Unbeaten in their first seven matches of the 2021/22 campaign, QPR have well and truly picked up where they left off last season.
Mark Warburton’s side boast an impressive 11 goals for and just five goals conceded as they sit third in the Championship table and just two points off top spot.
Since the turn of the calendar year, QPR are the most in form side in the Championship and two of the main catalysts for their resurgence were the loan signings of Stefan Johansen and Charlie Austin last season.
The pair added much needed experience to a youthful-looking QPR side with Austin’s eight goals helping the side finish ninth in the table – the club’s highest league finish since they were promoted via the Play-Offs in 2014.
Fans knew if the Hoops were to have a serious chance at promotion this season then retaining or replacing Austin and Johansen would be crucial.
And it is safe to say Warburton and the QPR Board quickly delivered, with Austin being announced as a permanent signing in June and Johansen following a month later.
Further arrivals Andre Dozzell from Ipswich and Moses Odubajo have shown cameos of promise while the deadline day loan signing of Andre Gray from Watford will add further pedigree to the squad.

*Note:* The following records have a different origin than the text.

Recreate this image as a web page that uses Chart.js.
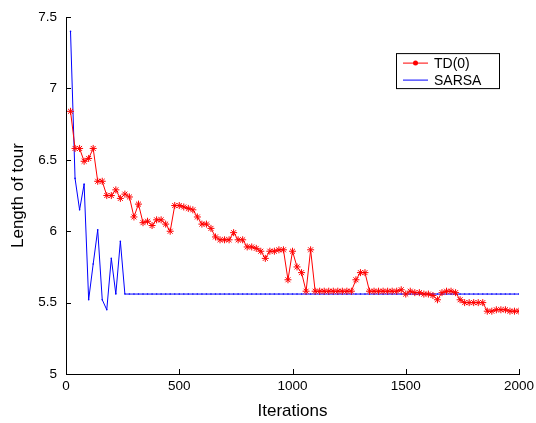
<!DOCTYPE html>
<html>
<head>
<meta charset="utf-8">
<script src="https://cdn.jsdelivr.net/npm/chart.js@4"></script>
<style>
  body { margin: 0; background: #fff; }
</style>
</head>
<body>
<canvas id="tourChart" width="536" height="423"></canvas>
<script>
// iterations sampled every 20 steps
var iterations = [
  20, 40, 60, 80, 100, 120, 140, 160, 180, 200,
  220, 240, 260, 280, 300, 320, 340, 360, 380, 400,
  420, 440, 460, 480, 500, 520, 540, 560, 580, 600,
  620, 640, 660, 680, 700, 720, 740, 760, 780, 800,
  820, 840, 860, 880, 900, 920, 940, 960, 980, 1000,
  1020, 1040, 1060, 1080, 1100, 1120, 1140, 1160, 1180, 1200,
  1220, 1240, 1260, 1280, 1300, 1320, 1340, 1360, 1380, 1400,
  1420, 1440, 1460, 1480, 1500, 1520, 1540, 1560, 1580, 1600,
  1620, 1640, 1660, 1680, 1700, 1720, 1740, 1760, 1780, 1800,
  1820, 1840, 1860, 1880, 1900, 1920, 1940, 1960, 1980, 2000
];
var td0 = [
  6.84, 6.58, 6.58, 6.49, 6.51, 6.58, 6.35, 6.35, 6.25, 6.25,
  6.29, 6.23, 6.26, 6.24, 6.10, 6.19, 6.06, 6.07, 6.04, 6.08,
  6.08, 6.05, 6.00, 6.18, 6.18, 6.17, 6.16, 6.15, 6.10, 6.05,
  6.05, 6.02, 5.96, 5.94, 5.94, 5.94, 5.99, 5.94, 5.94, 5.89,
  5.89, 5.88, 5.86, 5.81, 5.86, 5.86, 5.87, 5.87, 5.66, 5.86,
  5.75, 5.71, 5.58, 5.87, 5.58, 5.58, 5.58, 5.58, 5.58, 5.58,
  5.58, 5.58, 5.58, 5.66, 5.71, 5.71, 5.58, 5.58, 5.58, 5.58,
  5.58, 5.58, 5.58, 5.59, 5.56, 5.58, 5.57, 5.57, 5.56, 5.56,
  5.55, 5.52, 5.57, 5.58, 5.58, 5.57, 5.52, 5.50, 5.50, 5.50,
  5.50, 5.50, 5.44, 5.44, 5.45, 5.45, 5.45, 5.44, 5.44, 5.44
];
var sarsa = [
  7.40, 6.37, 6.15, 6.33, 5.52, 5.77, 6.01, 5.52, 5.45, 5.81,
  5.56, 5.93, 5.56, 5.56, 5.56, 5.56, 5.56, 5.56, 5.56, 5.56,
  5.56, 5.56, 5.56, 5.56, 5.56, 5.56, 5.56, 5.56, 5.56, 5.56,
  5.56, 5.56, 5.56, 5.56, 5.56, 5.56, 5.56, 5.56, 5.56, 5.56,
  5.56, 5.56, 5.56, 5.56, 5.56, 5.56, 5.56, 5.56, 5.56, 5.56,
  5.56, 5.56, 5.56, 5.56, 5.56, 5.56, 5.56, 5.56, 5.56, 5.56,
  5.56, 5.56, 5.56, 5.56, 5.56, 5.56, 5.56, 5.56, 5.56, 5.56,
  5.56, 5.56, 5.56, 5.56, 5.56, 5.56, 5.56, 5.56, 5.56, 5.56,
  5.56, 5.56, 5.56, 5.56, 5.56, 5.56, 5.56, 5.56, 5.56, 5.56,
  5.56, 5.56, 5.56, 5.56, 5.56, 5.56, 5.56, 5.56, 5.56, 5.56
];
var xTicks = [0, 500, 1000, 1500, 2000];
var yTicks = [5, 5.5, 6, 6.5, 7, 7.5];
var seriesNames = ['TD(0)', 'SARSA'];

function toPoints(vals) {
  return vals.map(function (v, i) { return { x: iterations[i], y: v }; });
}

// small inward tick marks on left and bottom axes, matlab style
var innerTicks = {
  id: 'innerTicks',
  afterDraw: function (chart) {
    var c = chart.ctx, xs = chart.scales.x, ys = chart.scales.y;
    var a = chart.chartArea;
    c.save();
    c.strokeStyle = '#000';
    c.lineWidth = 1;
    c.beginPath();
    xTicks.forEach(function (v) {
      var px = Math.round(xs.getPixelForValue(v)) + 0.5;
      c.moveTo(px, a.bottom);
      c.lineTo(px, a.bottom - 5);
    });
    yTicks.forEach(function (v) {
      var py = Math.round(ys.getPixelForValue(v)) + 0.5;
      c.moveTo(a.left, py);
      c.lineTo(a.left + 5, py);
    });
    c.stroke();
    c.restore();
  }
};

// boxed legend in the upper right of the plot
var boxLegend = {
  id: 'boxLegend',
  afterDraw: function (chart) {
    var c = chart.ctx, a = chart.chartArea;
    var bx = a.left + 330, by = a.top + 36, bw = 103, bh = 35;
    c.save();
    c.fillStyle = '#fff';
    c.fillRect(bx, by, bw, bh);
    c.strokeStyle = '#000';
    c.lineWidth = 1;
    c.strokeRect(bx + 0.5, by + 0.5, bw, bh);
    c.font = '14px "Liberation Sans", Arial, sans-serif';
    c.textBaseline = 'middle';
    chart.data.datasets.forEach(function (ds, i) {
      var ly = by + 10 + i * 17;
      c.strokeStyle = ds.borderColor;
      c.beginPath();
      c.moveTo(bx + 7, ly);
      c.lineTo(bx + 32, ly);
      c.stroke();
      if (i === 0) {
        c.fillStyle = ds.borderColor;
        c.beginPath();
        c.arc(bx + 19.5, ly, 2.5, 0, Math.PI * 2);
        c.fill();
      }
      c.fillStyle = '#000';
      c.fillText(ds.label, bx + 38, ly + 1);
    });
    c.restore();
  }
};

var ctx = document.getElementById('tourChart').getContext('2d');
var tourChart = new Chart(ctx, {
  type: 'line',
  data: {
    datasets: [{
      label: seriesNames[0],
      data: toPoints(td0),
      borderColor: '#ff0000',
      backgroundColor: '#ff0000',
      borderWidth: 1,
      pointStyle: 'star',
      pointRadius: 3.5,
      pointBorderWidth: 1,
      tension: 0
    }, {
      label: seriesNames[1],
      data: toPoints(sarsa),
      borderColor: '#0000ff',
      backgroundColor: '#0000ff',
      borderWidth: 1,
      pointStyle: 'circle',
      pointRadius: 0.8,
      pointBorderWidth: 0,
      tension: 0
    }]
  },
  options: {
    responsive: false,
    animation: false,
    layout: { padding: { top: 17, right: 17, left: 0, bottom: 0 } },
    plugins: {
      legend: { display: false },
      tooltip: { enabled: false }
    },
    scales: {
      x: {
        type: 'linear',
        min: 0,
        max: 2000,
        afterBuildTicks: function (s) { s.ticks = xTicks.map(function (v) { return { value: v }; }); },
        afterFit: function (s) { s.height = 49; s.paddingLeft = 0; s.paddingRight = 0; },
        grid: { display: false, drawTicks: false },
        border: { display: true, color: '#000', width: 1 },
        ticks: {
          color: '#000',
          padding: 4,
          maxRotation: 0,
          font: { family: '"Liberation Sans", Arial, sans-serif', size: 13.5 },
          callback: function (v) { return String(v); }
        },
        title: {
          display: true,
          text: 'Iterations',
          color: '#000',
          padding: { top: 0, bottom: 1 },
          font: { family: '"Liberation Sans", Arial, sans-serif', size: 17 }
        }
      },
      y: {
        min: 5,
        max: 7.5,
        afterBuildTicks: function (s) { s.ticks = yTicks.map(function (v) { return { value: v }; }); },
        afterFit: function (s) { s.width = 66; },
        grid: { display: false, drawTicks: false },
        border: { display: true, color: '#000', width: 1 },
        ticks: {
          color: '#000',
          padding: 9,
          font: { family: '"Liberation Sans", Arial, sans-serif', size: 13.5 },
          callback: function (v) { return String(v); }
        },
        title: {
          display: true,
          text: 'Length of tour',
          color: '#000',
          padding: { top: 8, bottom: 0 },
          font: { family: '"Liberation Sans", Arial, sans-serif', size: 17 }
        }
      }
    }
  },
  plugins: [innerTicks, boxLegend]
});
</script>
</body>
</html>
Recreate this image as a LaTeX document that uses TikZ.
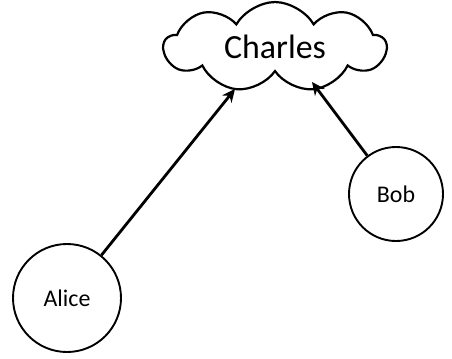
\documentclass[tikz,border=0pt]{standalone}
\usepackage{fontspec}
\setmainfont{Carlito}
\usetikzlibrary{shapes.symbols, arrows.meta}

\begin{document}
\begin{tikzpicture}[x=1bp, y=1bp]

        \useasboundingbox (0,0) rectangle (452,358);

        % the cloud at the top
        \node[cloud, draw, line width=2.2bp, cloud puffs=9, cloud puff arc=120, aspect=2.2,
              minimum width=222bp, minimum height=88bp, inner sep=0pt,
              font=\fontsize{34}{40}\selectfont] (Charles) at (275,311) {Charles};

        % the two people
        \node[circle, draw, line width=1.9bp, minimum size=94bp, inner sep=0pt,
              font=\fontsize{24}{28}\selectfont] (Bob) at (396,164) {Bob};
        \node[circle, draw, line width=1.9bp, minimum size=108bp, inner sep=0pt,
              font=\fontsize{24}{28}\selectfont] (Alice) at (67,60) {Alice};

        \coordinate (AliceTip) at (235,269);
        \coordinate (BobTip) at (312,276);

        \draw[-{Stealth[length=13bp, width=12bp]}, line width=2.8bp] (Alice) -- (AliceTip);
        \draw[-{Stealth[length=13bp, width=12bp]}, line width=2.8bp] (Bob) -- (BobTip);

\end{tikzpicture}
\end{document}
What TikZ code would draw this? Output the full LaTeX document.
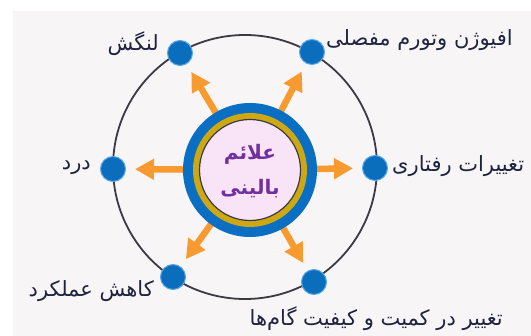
\documentclass[tikz,border=0pt]{standalone}
\usepackage{fontspec}
\usetikzlibrary{arrows.meta,calc}
\newfontfamily\arabicfont[Script=Arabic]{DejaVu Sans}
\TeXXeTstate=1
\definecolor{panelbg}{HTML}{F8F5F6}
\definecolor{ringblue}{HTML}{0A6FC2}
\definecolor{ringgold}{HTML}{CDA812}
\definecolor{innerpink}{HTML}{F9E4F7}
\definecolor{darkline}{HTML}{3A3A45}
\definecolor{arroworange}{HTML}{F79B30}
\definecolor{dotblue}{HTML}{0A6EBD}
\definecolor{dothalo}{HTML}{5AA8E6}
\definecolor{labeltext}{HTML}{1E2340}
\definecolor{centertext}{HTML}{7030A0}
\tikzset{
  orbit/.style={draw=darkline, line width=1.8pt},
  ray/.style={draw=arroworange, line width=6.5pt, -{Triangle[length=19pt,width=20pt]}},
  dotnode/.style={circle, fill=dotblue, draw=dothalo, line width=1pt, minimum size=25pt, inner sep=0pt},
  lbl/.style={font=\arabicfont\fontsize{21}{24}\selectfont, text=labeltext, inner sep=0pt},
  ctext/.style={font=\arabicfont\bfseries\fontsize{20}{23}\selectfont, text=centertext, inner sep=0pt}
}
\begin{document}
\begin{tikzpicture}[x=1pt,y=-1pt]
\useasboundingbox (0,0) rectangle (531,336);
\fill[white] (0,0) rectangle (531,336);
\fill[panelbg] (13,11) rectangle (531,336);
% big circle
\coordinate (BC) at (245,167);
\draw[orbit] (BC) circle[radius=132];
% inner center
\coordinate (IC) at (250,170);
% dots
\node[dotnode] (d1) at (180,53) {};
\node[dotnode] (d2) at (312,52) {};
\node[dotnode] (d3) at (113,169) {};
\node[dotnode] (d4) at (375,168) {};
\node[dotnode] (d5) at (173,277) {};
\node[dotnode] (d6) at (314,282) {};
% arrows
\foreach \d in {d1,d2,d3,d4,d5,d6}{
  \draw[ray] ($(IC)!55pt!(\d)$) -- ($(\d)!22pt!(IC)$);
}
% inner rings
\fill[ringblue] (IC) circle[radius=67];
\fill[ringgold] (IC) circle[radius=57];
\draw[darkline, line width=1.2pt, fill=innerpink] (IC) circle[radius=50.5];
\node[ctext] (c1) at (250,154) {\beginR علائم\endR};
\node[ctext] (c2) at (250,189) {\beginR بالینی\endR};
% labels
\node[lbl, anchor=east] (l1) at (159,44) {\beginR لنگش\endR};
\node[lbl, anchor=west] (l2) at (326,40) {\beginR افیوژن وتورم مفصلی\endR};
\node[lbl, anchor=east] (l3) at (91,168) {\beginR درد\endR};
\node[lbl, anchor=west] (l4) at (392,166) {\beginR تغییرات رفتاری\endR};
\node[lbl, anchor=east] (l5) at (154,291) {\beginR کاهش عملکرد\endR};
\node[lbl, anchor=east] (l6) at (503,319) {\beginR تغییر در کمیت و کیفیت گام‌ها\endR};
\end{tikzpicture}
\end{document}
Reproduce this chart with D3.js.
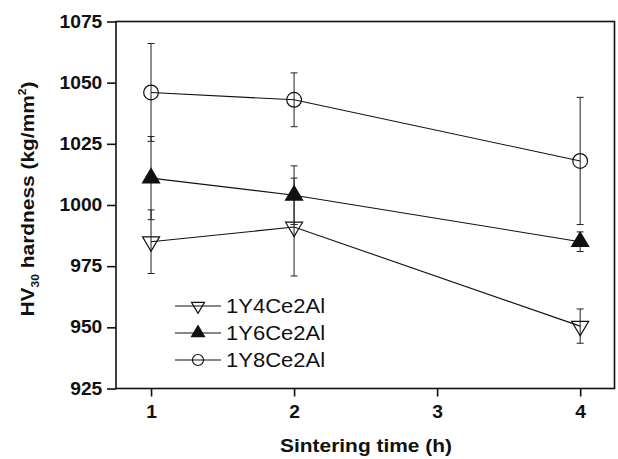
<!DOCTYPE html>
<html><head><meta charset="utf-8">
<script src="https://cdn.jsdelivr.net/npm/d3@7"></script>
<style>
body{margin:0;background:#fff;}
text{font-family:"Liberation Sans",Arial,Helvetica,sans-serif;fill:#111;}
</style></head>
<body><svg id="c" width="618" height="459"></svg>
<script>
const times = [1, 2, 4];
const seriesNames = ["1Y4Ce2Al", "1Y6Ce2Al", "1Y8Ce2Al"];
const hv_1Y4 = [985, 991, 950.5];
const err_1Y4 = [13, 20, 7];
const hv_1Y6 = [1011, 1004, 985];
const err_1Y6 = [17, 12, 4];
const hv_1Y8 = [1046, 1043, 1018];
const err_1Y8 = [20, 11, 26];
const yTicks = [925, 950, 975, 1000, 1025, 1050, 1075];
const xTicks = [1, 2, 3, 4];

const series = [
  {name: seriesNames[0], v: hv_1Y4, e: err_1Y4, sym: "down"},
  {name: seriesNames[1], v: hv_1Y6, e: err_1Y6, sym: "up"},
  {name: seriesNames[2], v: hv_1Y8, e: err_1Y8, sym: "circle"}
];

const L = 116, R = 614.5, T = 21.5, B = 388.5, SX = 1.1;
const svg = d3.select("#c");
const x = d3.scaleLinear().domain([0.755, 4.24]).range([L, R]);
const y = d3.scaleLinear().domain([925, 1075]).range([B, T]);

// frame
svg.append("rect").attr("x", L).attr("y", T).attr("width", R - L).attr("height", B - T)
  .attr("fill", "none").attr("stroke", "#111").attr("stroke-width", 1.6);

// axes
const ya = svg.append("g").attr("transform", `translate(${L},0)`)
  .call(d3.axisLeft(y).tickValues(yTicks).tickSize(9).tickPadding(4).tickFormat(d3.format("d")));
ya.select(".domain").remove();
ya.selectAll(".tick line").attr("stroke", "#111").attr("stroke-width", 1.6);
ya.selectAll(".tick text").attr("font-size", 17.5).attr("font-weight", "bold")
  .attr("x", -13.7 / SX).attr("transform", `scale(${SX},1)`).style("fill", "#111")
  .attr("font-family", "Liberation Sans, Arial, sans-serif");

const xa = svg.append("g").attr("transform", `translate(0,${B})`)
  .call(d3.axisBottom(x).tickValues(xTicks).tickSize(8).tickPadding(9).tickFormat(d3.format("d")));
xa.select(".domain").remove();
xa.selectAll(".tick line").attr("stroke", "#111").attr("stroke-width", 1.6);
xa.selectAll(".tick text").attr("font-size", 17.5).attr("font-weight", "bold")
  .attr("transform", `scale(${SX},1)`).style("fill", "#111")
  .attr("font-family", "Liberation Sans, Arial, sans-serif");

// titles
svg.append("text").attr("transform", `translate(366,451.5) scale(${SX},1)`)
  .attr("text-anchor", "middle").attr("font-size", 19).attr("font-weight", "bold")
  .text("Sintering time (h)");

const yt = svg.append("text").attr("transform", `translate(33.5,199) rotate(-90) scale(${SX},1)`)
  .attr("text-anchor", "middle").attr("font-size", 19).attr("font-weight", "bold");
yt.append("tspan").text("HV");
yt.append("tspan").attr("font-size", 11).attr("dy", 5).text("30");
yt.append("tspan").attr("dy", -5).text(" hardness (kg/mm");
yt.append("tspan").attr("font-size", 11).attr("dy", -8).text("2");
yt.append("tspan").attr("dy", 8).text(")");

function drawSym(g, type, cx, cy, s) {
  if (type === "circle") {
    g.append("circle").attr("cx", cx).attr("cy", cy).attr("r", s * 0.46)
      .attr("fill", "none").attr("stroke", "#111").attr("stroke-width", 1.2);
  } else {
    const w = s, h = s * 0.85;
    const pts = type === "up"
      ? [[cx - w / 2, cy + h / 3], [cx + w / 2, cy + h / 3], [cx, cy - 2 * h / 3]]
      : [[cx - w / 2, cy - h / 3], [cx + w / 2, cy - h / 3], [cx, cy + 2 * h / 3]];
    g.append("path").attr("d", d3.line()(pts) + "Z")
      .attr("fill", type === "up" ? "#111" : "none").attr("stroke", "#111").attr("stroke-width", 1.2)
      .attr("stroke-linejoin", "miter");
  }
}

const plot = svg.append("g");
// error bars
series.forEach(s => {
  s.v.forEach((v, i) => {
    const cx = x(times[i]);
    plot.append("line").attr("x1", cx).attr("x2", cx).attr("y1", y(v - s.e[i])).attr("y2", y(v + s.e[i]))
      .attr("stroke", "#222").attr("stroke-width", 1);
    [v - s.e[i], v + s.e[i]].forEach(val => {
      plot.append("line").attr("x1", cx - 3.5).attr("x2", cx + 3.5).attr("y1", y(val)).attr("y2", y(val))
        .attr("stroke", "#222").attr("stroke-width", 1);
    });
  });
});
// lines
series.forEach(s => {
  plot.append("path").attr("d", d3.line().x((d, i) => x(times[i])).y(d => y(d))(s.v))
    .attr("fill", "none").attr("stroke", "#111").attr("stroke-width", 1.1);
});
// markers
series.forEach(s => {
  s.v.forEach((v, i) => drawSym(plot, s.sym, x(times[i]), y(v), s.sym === "circle" ? 16 : 17));
});

// legend
const legY = [306, 333, 360];
series.forEach((s, i) => {
  const g = svg.append("g");
  g.append("line").attr("x1", 175).attr("x2", 221).attr("y1", legY[i]).attr("y2", legY[i])
    .attr("stroke", "#111").attr("stroke-width", 1.1);
  drawSym(g, s.sym, 198, legY[i], s.sym === "circle" ? 12 : 13);
  g.append("text").attr("transform", `translate(226,${legY[i] + 7}) scale(${SX},1)`)
    .attr("font-size", 20).text(s.name);
});
</script></body></html>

Gray should fit nicely alongside the current front two of Austin and Lyndon Dykes and offers a different option with his blistering pace that should strike fear into most defenders in the league.
The impressive recruitment didn’t stop there with QPR also adding much needed depth as central defender Jimmy Dunne joined from Burnley for an undisclosed fee and former Millwall goalkeeper Jordan Archer arrived on a free from Middlesbrough.
It’s clearly a squad rebuild of sorts with the players arriving definitely an upgrade on those who left the club – all with a total expenditure of just over £1.5m.
QPR’s board and Warburton have once again proved their financial nous and so far it’s paying dividends – although there’s more to the side than just impressive recruitment.
The home draw against Barnsley in particular is symbolic of the side’s new-found team-spirit and mental toughness as they trailed by two goals at the break.
Warburton made sweeping changes at the break in an attempt to engineer a comeback with goals from Ilias Chair and Austin rescuing a point for the side and demonstrating a fight and desire that bodes well for a serious promotion push.
Whilst the new recruits have shone in their own way, some of the more familiar faces have really stepped up this season as well.
Last year’s Player of the Year Rob Dickie has been in inspired form, not only composed and authoritative at the back but already notching up four goals in all competitions as he appears more determined than ever to reinforce the notion he is one of the best defenders in the league.
What’s also worked so well for the Hoops this year is the fluidity of QPR’s attack, with the focal point of either Austin or Lyndon Dykes supported by either Chair and Chris Willock as advanced midfielders.
The almost telekinetic connection between Chair and Willock is fascinating with Chair looking to run in behind every time Willock collects the ball, and vice versa.
At times it looks like two kids causing havoc in cage football, then remembering that they’re doing this to Championship defences. If Chair plays a quick pass inside, he knows Willock will be looking for the killer ball.
Tough away trips to Bournemouth and West Bromwich Albion and a Carabao Cup home clash against Everton this month will truly test their Premier League credentials but for now QPR can be more than pleased with their progress so far.